Her charisma and glamour are perfectly suited to the superficial politics of the social media age, but she is obliged to dance to the tune played by Nanaia Mahuta, Willie Jackson and the Māori caucus — and by the others in her Cabinet, including David Parker and Andrew Little, who support their revolutionary agenda.
The article concludes with:
The question now is whether Ardern will decide that too much of her valuable political capital is going to be burned by the unpopularity of Three Waters and other Māori-centric changes being rammed through Parliament.

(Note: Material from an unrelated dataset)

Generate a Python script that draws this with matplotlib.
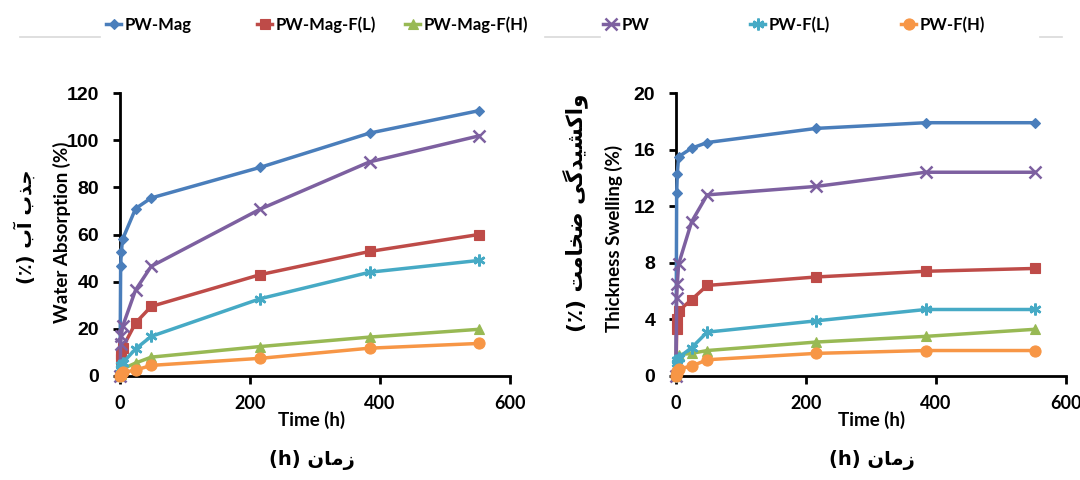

Will she call for a pause and a “cup of tea “as Lange did in 1988 when he unilaterally abandoned Douglas’ flat-tax proposal, only to see his government implode? Or will she continue to acquiesce to the demands of the Māori caucus and its Cabinet allies, and risk poll ratings plummeting as widespread public fury engulfs her government?
Ardern — like Lange — is caught.
If the Prime Minister frustrates the aspirations of her Māori caucus, she will risk losing the Māori seats Labour holds and possibly wider support in Maoridom as well.
If she continues to indulge them, she will open a clear path to a National-Act government in 2023, given that both parties, smelling blood, have pledged to return the assets to councils.
Three Waters has all the signs of becoming Ardern’s Waterloo.